しかし、涙ひとつ見せなかったといいます。
父親 小山田義憲さん
「やりたいことたくさんあるし、こんなところで死んでいられないっていうすごく強い意志を感じました」
何度も見舞いに訪れた友人の村田帆琉(ほたる)さんです。
優生さんは、友人にも弱音を吐くことはありませんでした。
ドナーが見つかることを信じ、また制服でおしゃれをして、学校に通える日を楽しみにしていたといいます。
友人 村田帆琉さん
「『余命宣告なんて関係ない、その日を越えてやる』みたいなことを言っていました。つらいとかも言っていませんでした」
その年の12月。ドナーが見つからない優生さんは、死を意識し始めました。
兄の誕生日に投稿したSNS
兄の誕生日に投稿したSNSには「余命宣告されてバリバリ6か月?生きてますけども!」と書かれ、気丈な様子が伝わってきます。
その一方で、「やりたいって思ったことはすぐに実行することおすすめよ!時間無駄にしないでね」とも書かれていました。
この直後、一時退院した優生さんは、久しぶりに大好きなスケートボードに乗りました。兄からプレゼントされたスケートボードです。
優生さんは、ウイッグにキャップをかぶり、短パン姿でした。転んでけがをしてしまったら、出血が止まらず命取りになりかねません。それでも、自分らしさを失いたくないと思ったからです。
父親 小山田義憲さん
「もしかしたらこれがスケボーに乗るのも最後になるかもしれないと思いました。後悔するのは嫌だという気持ちが伝わってきたので、一緒に見届けました」
その後、再び入院生活となった優生さん。
翌年3月には父親に「家で過ごしたい」と伝えました。そのとき優生さんは「ここに住みたい」と、携帯電話で調べたアパートの物件を父親に見せたといいます。
リビングにつながる部屋があり、ベッドで寝ていても家族の顔が見えるからです。優生さんは、家族と過ごす最後の時間を大切にしたいと考えていました。
優生さんは医師や看護師20人ほどが見送るなか、病院をあとにしました。
家族といっしょに新居に移った優生さんを待っていたのは、回復を願う友人たちでした。
2階の優生さんの部屋から見える駐車場には、友人4人が集まって横断幕を掲げていました。
そこには「大好きな家族と家でゆっくりと過ごしてね」の文字。
優生さんはベッドの上から友人たちに手を振り、笑顔を見せていました。
自宅に戻って5日後。

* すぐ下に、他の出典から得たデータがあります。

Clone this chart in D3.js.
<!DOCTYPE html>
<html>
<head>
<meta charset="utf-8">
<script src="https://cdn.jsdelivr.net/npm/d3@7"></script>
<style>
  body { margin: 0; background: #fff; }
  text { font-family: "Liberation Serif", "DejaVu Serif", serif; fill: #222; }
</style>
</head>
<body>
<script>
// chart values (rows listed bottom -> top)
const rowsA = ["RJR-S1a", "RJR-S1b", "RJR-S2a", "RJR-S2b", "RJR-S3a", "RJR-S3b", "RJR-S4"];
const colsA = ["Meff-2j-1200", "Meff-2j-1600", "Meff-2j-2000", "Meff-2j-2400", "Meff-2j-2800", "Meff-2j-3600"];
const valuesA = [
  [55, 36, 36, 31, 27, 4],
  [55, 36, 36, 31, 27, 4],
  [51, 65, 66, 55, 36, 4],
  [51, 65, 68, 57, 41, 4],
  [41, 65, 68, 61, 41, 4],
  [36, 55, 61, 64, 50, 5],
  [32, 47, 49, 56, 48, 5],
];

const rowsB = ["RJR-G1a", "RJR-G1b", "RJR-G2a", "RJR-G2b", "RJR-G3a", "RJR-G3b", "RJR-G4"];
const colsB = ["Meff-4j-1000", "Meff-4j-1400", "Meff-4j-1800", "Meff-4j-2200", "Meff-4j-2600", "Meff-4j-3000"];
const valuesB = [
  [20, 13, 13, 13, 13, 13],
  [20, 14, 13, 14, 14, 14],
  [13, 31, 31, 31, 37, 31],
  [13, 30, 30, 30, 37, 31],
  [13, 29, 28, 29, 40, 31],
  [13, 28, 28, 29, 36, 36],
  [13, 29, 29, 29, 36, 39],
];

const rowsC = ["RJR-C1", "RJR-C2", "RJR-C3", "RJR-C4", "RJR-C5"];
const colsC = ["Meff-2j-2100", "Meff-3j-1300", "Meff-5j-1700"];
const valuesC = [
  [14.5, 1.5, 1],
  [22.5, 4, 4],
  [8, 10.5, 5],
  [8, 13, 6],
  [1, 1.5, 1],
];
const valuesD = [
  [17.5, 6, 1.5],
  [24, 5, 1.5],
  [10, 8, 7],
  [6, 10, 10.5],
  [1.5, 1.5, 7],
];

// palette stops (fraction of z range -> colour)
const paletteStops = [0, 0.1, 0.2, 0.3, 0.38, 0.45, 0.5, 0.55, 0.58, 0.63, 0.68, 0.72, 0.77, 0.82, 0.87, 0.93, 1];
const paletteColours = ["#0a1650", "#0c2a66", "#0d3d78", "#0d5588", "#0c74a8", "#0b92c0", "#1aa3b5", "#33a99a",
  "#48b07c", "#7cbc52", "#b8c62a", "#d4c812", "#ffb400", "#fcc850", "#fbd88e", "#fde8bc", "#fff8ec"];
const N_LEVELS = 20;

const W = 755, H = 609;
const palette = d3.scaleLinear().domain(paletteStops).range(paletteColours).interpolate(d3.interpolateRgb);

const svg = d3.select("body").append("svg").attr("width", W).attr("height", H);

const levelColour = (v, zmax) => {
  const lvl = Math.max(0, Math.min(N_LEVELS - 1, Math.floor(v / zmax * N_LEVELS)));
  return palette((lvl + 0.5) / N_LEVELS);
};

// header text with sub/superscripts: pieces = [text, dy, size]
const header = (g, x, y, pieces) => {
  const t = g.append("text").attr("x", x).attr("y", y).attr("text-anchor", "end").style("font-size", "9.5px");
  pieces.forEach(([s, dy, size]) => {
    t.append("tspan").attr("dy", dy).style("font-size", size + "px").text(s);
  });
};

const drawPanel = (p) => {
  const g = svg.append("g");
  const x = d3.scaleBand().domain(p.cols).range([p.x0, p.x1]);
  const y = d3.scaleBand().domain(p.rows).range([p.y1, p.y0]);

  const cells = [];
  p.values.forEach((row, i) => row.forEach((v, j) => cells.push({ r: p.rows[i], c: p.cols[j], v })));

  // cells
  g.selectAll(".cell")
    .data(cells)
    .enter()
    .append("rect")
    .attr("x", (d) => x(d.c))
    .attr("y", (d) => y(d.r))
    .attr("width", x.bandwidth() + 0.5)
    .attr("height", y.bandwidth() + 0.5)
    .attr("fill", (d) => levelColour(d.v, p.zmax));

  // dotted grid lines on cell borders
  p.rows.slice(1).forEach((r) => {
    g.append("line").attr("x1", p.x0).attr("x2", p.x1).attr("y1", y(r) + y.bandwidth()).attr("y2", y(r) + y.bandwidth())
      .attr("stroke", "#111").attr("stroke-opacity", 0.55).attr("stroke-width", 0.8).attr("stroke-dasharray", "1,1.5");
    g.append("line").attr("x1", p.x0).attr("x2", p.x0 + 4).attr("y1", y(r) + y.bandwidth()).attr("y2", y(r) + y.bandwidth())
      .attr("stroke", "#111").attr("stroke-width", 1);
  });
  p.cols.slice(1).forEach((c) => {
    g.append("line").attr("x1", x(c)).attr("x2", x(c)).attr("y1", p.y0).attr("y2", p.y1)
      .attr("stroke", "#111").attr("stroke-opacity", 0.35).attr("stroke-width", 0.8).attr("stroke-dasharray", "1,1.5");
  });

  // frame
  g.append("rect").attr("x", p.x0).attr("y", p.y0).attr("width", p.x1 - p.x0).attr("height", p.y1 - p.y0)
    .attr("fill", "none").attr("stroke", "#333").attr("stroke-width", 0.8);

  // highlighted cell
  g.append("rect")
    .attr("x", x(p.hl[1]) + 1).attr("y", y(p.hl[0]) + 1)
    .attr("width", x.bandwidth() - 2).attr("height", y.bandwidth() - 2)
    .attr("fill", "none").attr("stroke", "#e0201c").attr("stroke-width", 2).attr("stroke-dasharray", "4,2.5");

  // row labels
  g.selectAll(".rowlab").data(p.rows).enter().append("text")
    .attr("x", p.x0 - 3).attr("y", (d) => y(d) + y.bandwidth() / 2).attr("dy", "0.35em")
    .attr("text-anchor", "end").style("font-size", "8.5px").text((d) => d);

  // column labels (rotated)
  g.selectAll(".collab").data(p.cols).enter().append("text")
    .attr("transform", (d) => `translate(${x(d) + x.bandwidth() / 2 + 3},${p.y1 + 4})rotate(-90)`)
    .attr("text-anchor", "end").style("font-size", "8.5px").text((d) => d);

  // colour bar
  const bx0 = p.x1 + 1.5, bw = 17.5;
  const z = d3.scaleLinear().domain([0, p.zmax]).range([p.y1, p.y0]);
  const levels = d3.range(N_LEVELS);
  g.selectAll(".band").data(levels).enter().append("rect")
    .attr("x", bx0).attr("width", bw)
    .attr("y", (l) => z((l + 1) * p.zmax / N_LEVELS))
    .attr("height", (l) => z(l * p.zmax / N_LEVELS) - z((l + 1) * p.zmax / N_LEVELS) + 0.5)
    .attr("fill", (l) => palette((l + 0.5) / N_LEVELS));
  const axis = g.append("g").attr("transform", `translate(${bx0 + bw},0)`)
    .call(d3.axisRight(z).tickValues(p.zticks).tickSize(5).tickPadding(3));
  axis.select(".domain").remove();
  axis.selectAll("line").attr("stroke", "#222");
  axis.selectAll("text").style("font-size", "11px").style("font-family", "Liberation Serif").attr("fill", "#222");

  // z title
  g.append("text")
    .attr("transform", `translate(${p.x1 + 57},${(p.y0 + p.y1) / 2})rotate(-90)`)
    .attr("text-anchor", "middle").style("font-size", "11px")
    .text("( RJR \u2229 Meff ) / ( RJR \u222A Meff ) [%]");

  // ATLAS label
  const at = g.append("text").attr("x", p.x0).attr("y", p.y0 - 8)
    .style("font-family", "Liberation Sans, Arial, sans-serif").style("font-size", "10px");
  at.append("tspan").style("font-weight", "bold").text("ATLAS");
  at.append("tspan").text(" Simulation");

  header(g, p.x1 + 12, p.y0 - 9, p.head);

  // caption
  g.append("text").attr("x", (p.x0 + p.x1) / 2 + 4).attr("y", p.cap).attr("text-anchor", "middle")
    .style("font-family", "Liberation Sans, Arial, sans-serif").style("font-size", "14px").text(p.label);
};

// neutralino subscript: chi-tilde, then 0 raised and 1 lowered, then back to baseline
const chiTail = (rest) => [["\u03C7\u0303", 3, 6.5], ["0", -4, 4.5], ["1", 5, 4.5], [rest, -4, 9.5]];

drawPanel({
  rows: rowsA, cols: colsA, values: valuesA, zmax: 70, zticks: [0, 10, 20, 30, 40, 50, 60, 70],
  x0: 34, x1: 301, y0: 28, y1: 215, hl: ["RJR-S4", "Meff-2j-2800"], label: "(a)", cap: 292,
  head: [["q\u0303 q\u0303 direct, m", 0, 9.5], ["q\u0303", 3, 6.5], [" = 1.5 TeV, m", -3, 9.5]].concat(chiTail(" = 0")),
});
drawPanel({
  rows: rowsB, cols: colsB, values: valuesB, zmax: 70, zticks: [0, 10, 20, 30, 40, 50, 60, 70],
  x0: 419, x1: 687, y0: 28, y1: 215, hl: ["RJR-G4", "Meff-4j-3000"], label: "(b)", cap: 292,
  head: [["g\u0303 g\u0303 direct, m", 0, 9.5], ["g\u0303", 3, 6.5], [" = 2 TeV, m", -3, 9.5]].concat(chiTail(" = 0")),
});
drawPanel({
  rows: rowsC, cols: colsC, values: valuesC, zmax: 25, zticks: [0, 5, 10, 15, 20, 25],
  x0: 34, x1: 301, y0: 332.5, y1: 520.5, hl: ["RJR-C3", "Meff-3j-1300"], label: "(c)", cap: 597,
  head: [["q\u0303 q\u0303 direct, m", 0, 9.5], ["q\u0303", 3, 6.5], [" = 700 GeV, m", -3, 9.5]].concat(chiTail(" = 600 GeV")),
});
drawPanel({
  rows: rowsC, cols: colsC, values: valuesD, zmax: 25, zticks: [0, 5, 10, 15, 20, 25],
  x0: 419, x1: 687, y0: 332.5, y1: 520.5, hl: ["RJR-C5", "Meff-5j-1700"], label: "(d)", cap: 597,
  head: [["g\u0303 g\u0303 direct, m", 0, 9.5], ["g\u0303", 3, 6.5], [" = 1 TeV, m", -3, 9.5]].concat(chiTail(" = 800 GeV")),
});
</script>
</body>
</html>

優生さんの呼吸は、徐々に弱くなっていきました。
兄は、枕元で優生さんの頭をなでながら、「吸って、吐いて」と繰り返し呼びかけました。
優生さんは、この数時間後、家族に見守られながら息を引き取りました。
父親の義憲さんは「何もできなかった無力さを感じる。ほかの誰にも同じような思いをしてほしくない」「ドナーが見つかっていれば…」と悔やむ様子で話していました。

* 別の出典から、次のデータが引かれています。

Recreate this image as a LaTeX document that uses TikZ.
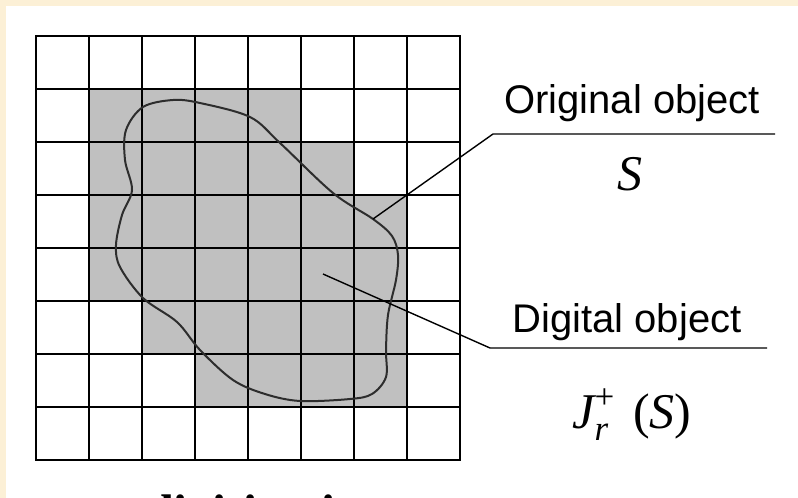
\documentclass[tikz,border=0pt]{standalone}
\usepackage{amsmath}
\usepackage{fontspec}
\setmainfont{Liberation Serif}
\newfontfamily\labelsans{Liberation Sans}
\definecolor{pagecream}{RGB}{252,240,214}
\definecolor{cellgray}{RGB}{192,192,192}
\definecolor{curvegray}{RGB}{45,45,45}

\begin{document}
\begin{tikzpicture}[x=0.5pt, y=-0.5pt, line width=1pt,
  caption/.style={font=\labelsans\fontsize{20}{24}\selectfont, anchor=base, inner sep=0pt},
  symbol/.style={font=\fontsize{25}{30}\selectfont, anchor=base, inner sep=0pt},
  leader/.style={line width=0.7pt}]
  \useasboundingbox (0,0) rectangle (798,498);
  \fill[pagecream] (0,0) rectangle (798,498);
  \fill[white] (6,6) rectangle (798,498);
  % shaded cells, row by row
  \foreach \row/\from/\to in {1/1/4, 2/1/5, 3/1/6, 4/1/6, 5/2/6, 6/3/6}
    \fill[cellgray] (36+53*\from,36+53*\row) rectangle (89+53*\to,89+53*\row);
  % the 8x8 grid
  \foreach \k in {0,...,8} {
    \draw[line cap=rect] (36+53*\k,36) -- (36+53*\k,460);
    \draw[line cap=rect] (36,36+53*\k) -- (460,36+53*\k);
  }
  % outline of the original object
  \draw[curvegray] plot[smooth cycle, tension=0.55] coordinates {
    (143,107) (173,100) (200,103) (250,117) (280,143) (333,193) (373,219)
    (392,236) (398,255) (396,280) (388,315) (386,350) (386,377) (372,394)
    (350,399) (300,401) (265,394) (233,380) (200,350) (177,322) (143,298)
    (120,267) (116,245) (122,215) (132,190) (125,160) (126,130)};
  % labels
  \node[caption] (origtext) at (632,113) {Original object};
  \node[symbol] (origsym) at (630,190) {\itshape S};
  \node[caption] (digtext) at (627,332) {Digital object};
  \node[symbol] (digsym) at (632,428) {$\text{\itshape J}^{\text{+}}_{\text{\itshape r}}$\hspace{0.36em}(\textit{S})};
  \node[anchor=base west, inner sep=0pt, font=\bfseries\fontsize{25}{30}\selectfont] (bottomtext) at (145,529) {digitization};
  % leaders
  \coordinate (origtip) at (373,219);
  \coordinate (origknee) at (493,134);
  \coordinate (origend) at (775,134);
  \coordinate (digtip) at (323,274);
  \coordinate (digknee) at (490,348);
  \coordinate (digend) at (767,348);
  \draw[leader] (origtip) -- (origknee) -- (origend);
  \draw[leader] (digtip) -- (digknee) -- (digend);
\end{tikzpicture}
\end{document}
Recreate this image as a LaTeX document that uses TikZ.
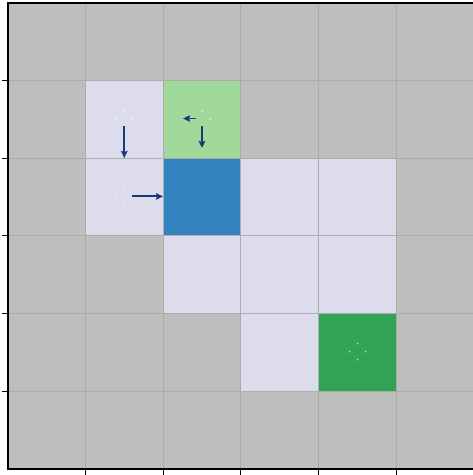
\documentclass[tikz,border=0pt]{standalone}
\usetikzlibrary{arrows.meta}
\definecolor{bg}{RGB}{190,190,190}
\definecolor{gridc}{RGB}{172,172,172}
\definecolor{lav}{RGB}{220,220,236}
\definecolor{lgreen}{RGB}{161,217,155}
\definecolor{dblue}{RGB}{49,130,189}
\definecolor{dgreen}{RGB}{49,163,84}
\definecolor{arr}{RGB}{22,58,122}
\tikzset{
  cellfill/.style={fill=#1, draw=none},
  gridline/.style={draw=gridc, line width=0.9pt},
  frame/.style={draw=black, line width=1.1pt},
  tick/.style={draw=black, line width=1pt},
  quiv/.style={draw=arr, line width=1.9pt, -{Stealth[length=7pt,width=6.5pt,inset=1pt]}},
  dot/.style={fill=white, fill opacity=0.55, draw=none}
}
\newcommand{\cellat}[3]{\fill[cellfill=#3] ({8+77.6*#1},{3+77.6*#2}) rectangle ({8+77.6*(#1+1)},{3+77.6*(#2+1)});}
\begin{document}
\begin{tikzpicture}[x=1pt,y=-1pt]
\useasboundingbox (0,0) rectangle (473,475);
\fill[bg] (8,3) rectangle (473.6,469);
% cells
\cellat{1}{1}{lav}
\cellat{2}{1}{lgreen}
\cellat{1}{2}{lav}
\cellat{2}{2}{dblue}
\cellat{3}{2}{lav}
\cellat{4}{2}{lav}
\cellat{2}{3}{lav}
\cellat{3}{3}{lav}
\cellat{4}{3}{lav}
\cellat{3}{4}{lav}
\cellat{4}{4}{dgreen}
% grid
\foreach \k in {1,...,5}{
  \draw[gridline] ({8+77.6*\k},3) -- ({8+77.6*\k},469);
  \draw[gridline] (8,{3+77.6*\k}) -- (473.6,{3+77.6*\k});
}
% dots
\foreach \cx/\cy in {124.3/118.8, 202/118.8, 124.3/196.4, 357.6/351.6}{
  \foreach \dx/\dy in {0/-8, -8/0, 8/0, 0/8}{
    \fill[dot] ({\cx+\dx},{\cy+\dy}) circle (1.1);
  }
}
% arrows
\coordinate (a1s) at (124.3,126); \coordinate (a1e) at (124.3,158);
\coordinate (a2s) at (196,118.5); \coordinate (a2e) at (183,118.5);
\coordinate (a3s) at (202,126);   \coordinate (a3e) at (202,148);
\coordinate (a4s) at (132,196.4); \coordinate (a4e) at (163,196.4);
\draw[quiv] (a1s) -- (a1e);
\draw[quiv] (a2s) -- (a2e);
\draw[quiv] (a3s) -- (a3e);
\draw[quiv] (a4s) -- (a4e);
% frame
\draw[frame] (8,3) rectangle (473.6,469);
% ticks
\foreach \k in {1,...,5}{
  \draw[tick] (2,{3+77.6*\k}) -- (8,{3+77.6*\k});
  \draw[tick] ({8+77.6*\k},469) -- ({8+77.6*\k},475);
}
\end{tikzpicture}
\end{document}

ドナーが見つかったとしても、骨髄移植はとても過酷な治療です。移植する細胞を体が受け入れられるよう、大量の抗がん剤の投与で、みずからの細胞の働きを抑え込む必要があるためです。
しかし、骨髄移植は、命をつなぐ最後の望みの綱でもあります。
ただ、ここ数年、登録者数は若者を中心に減少傾向。コロナ禍で、大学での骨髄移植の説明会などが開催できないことも影響しています。
今回の取材を通じ、私たちがドナー登録することで、救える命があることを強く感じました。
もし、ドナー登録のハードルが高いと感じれば、患者のウイッグを作るために髪の毛を提供するヘアドネーションなどもあります。ひとりでも多くの人が、幼い命や若い命に寄り添える社会になってほしいと感じました。